Quote from: RiP;831405
I tried to connect 50pin external HDD/CD-RW drives to GVP's external 25pin with this cable but couldn't:
https://www.bhphotovideo.com/c/product/476681-REG/Adaptec_1816200R_DB_25_Male_to_HD.html


Assuming the cable is OK in the first place, the next thing to be painstaking and pedantic about is termination of the bus.

Speculation: GVP's card doesn't provide termination and/or termination power (it's a 5 MB/s asynchronous-only card under SCSI-1 specs, and only passive termination was prescribed at that revision level).

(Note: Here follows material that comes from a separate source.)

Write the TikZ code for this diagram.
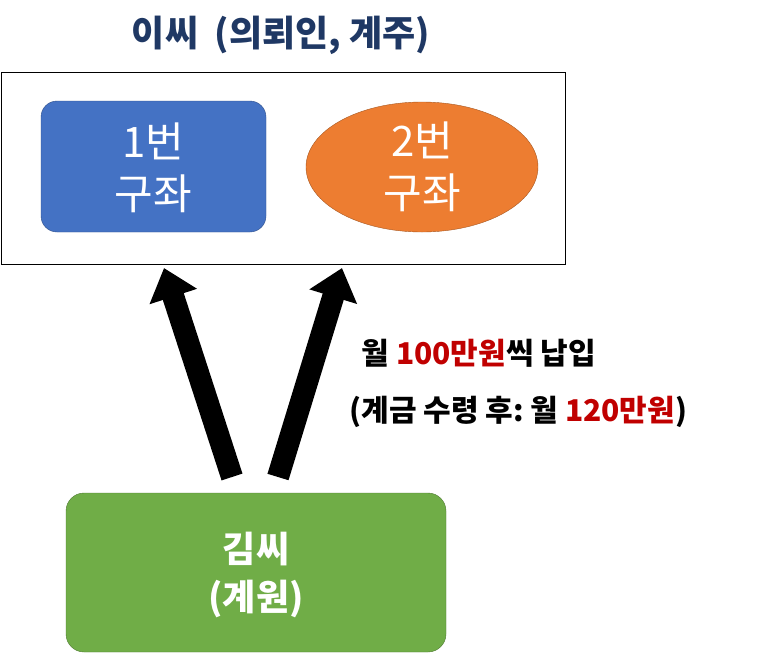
\documentclass[tikz,border=0pt]{standalone}
\usepackage{fontspec}
\setmainfont{Noto Sans CJK KR}
\usetikzlibrary{arrows.meta,shapes.geometric}
\definecolor{tblue}{HTML}{1F3864}
\definecolor{dred}{HTML}{C00000}
\definecolor{bfill}{HTML}{4472C4}
\definecolor{ofill}{HTML}{ED7D31}
\definecolor{gfill}{HTML}{70AD47}
\tikzset{
 big/.style={font=\fontsize{42}{52}\selectfont, text=white, align=center},
 fat/.style={line width=22pt, -{Triangle[length=30pt,width=48pt]}},
 lbl/.style={font=\bfseries\fontsize{30}{34}\selectfont, anchor=west}
}
\begin{document}
\begin{tikzpicture}[x=1pt,y=-1pt]
\useasboundingbox (0,0) rectangle (761,654);
\node[font=\bfseries\fontsize{36}{40}\selectfont, text=tblue] (title) at (281,35) {이씨\ \ (의뢰인,\ 계주)};
\draw (1,72) rectangle (565,264);
\draw[fill=bfill, draw=bfill!70!black, rounded corners=16pt] (41,101) rectangle (266,232);
\node[big] (b1) at (153,168) {1번\\구좌};
\node[ellipse, fill=ofill, draw=ofill!70!black, minimum width=232pt, minimum height=130pt] (e2) at (422,167) {};
\node[big] at (e2) {2번\\구좌};
\draw[fill=gfill, draw=gfill!70!black, rounded corners=18pt] (66,493) rectangle (446,652);
\node[text=white, align=center, font=\bfseries\fontsize{36}{48}\selectfont] (g) at (256,575) {김씨\\(계원)};
\coordinate (s1) at (232,477); \coordinate (t1) at (164,268);
\coordinate (s2) at (278,477); \coordinate (t2) at (342,268);
\draw[fat] (s1) -- (t1);
\draw[fat] (s2) -- (t2);
\node[lbl] (l1) at (358,353) {월\ \textcolor{dred}{100만원}씩\ 납입};
\node[lbl] (l2) at (346,412) {(계금\ 수령\ 후:\ 월\ \textcolor{dred}{120만원})};
\end{tikzpicture}
\end{document}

Fact: Active terminators (either stand-alone or found on SCSI devices) *do need* termination power to work properly

Fact: A SCSI bus must be terminated at both ends (it must be stressed that it's the bus that gets terminated at the ends, not the devices at the end. Whether, for convenience reasons, a device may also provide a terminator is a different story).


Let's begin with the external segment:
You're obviously using a SCSI box with a high-density 50pin connector, with a CD-RW and an HDD in.
Take the time to read the possible settings for the CD-RW and the HDD.
At least one of them should be able to provide both termination AND termination power.
Enable both on that device, and place it last on the box's internal cable.
Disable both on the other device and place it first on the box's internal cable.
Do not use an externally pluggable terminator on the 2nd (free) 50-pin connector.

[If you do have such an external terminator, then enable terminator power on one of the devices and disable termination for both. Cable order doesn't matter in this case.]

The other end of the bus is the internal 50pin IDC connector on the GVP card. You must either connect a device there (typically an HDD) even if it's just to enable termination on it, or use a suitable standalone IDC-plug terminator (you'll still need the short 50-pin cable for that, can't plug the terminator directly on the IDC connector as it also has a male connector).

To sum up:

1. if your setup includes devices at both ends of the bus, enable termination on them (and only them). Termination power can be sufficiently enabled on one device, although enabling it on both ends won't generally hurt anything either.

2. If your setup has no device at one end of the bus, you must use a dedicated terminator there. As long as the other end is terminated by a device with termination power enabled, it won't matter if the standalone terminator is passive or active.

3. If both ends of the bus are to be enabled by standalone terminators, then no device should have termination enabled. If the two terminators are passive, termination power is irrelevant. If however at least one of them is active, then at least one device must be configured to provide termination power (but not termination).


Of course the general SCSI guidelines still fully apply, i.e. maximum 3 meters bus length, unique SCSI IDs on the devices, parity disable if not supported by the host etc.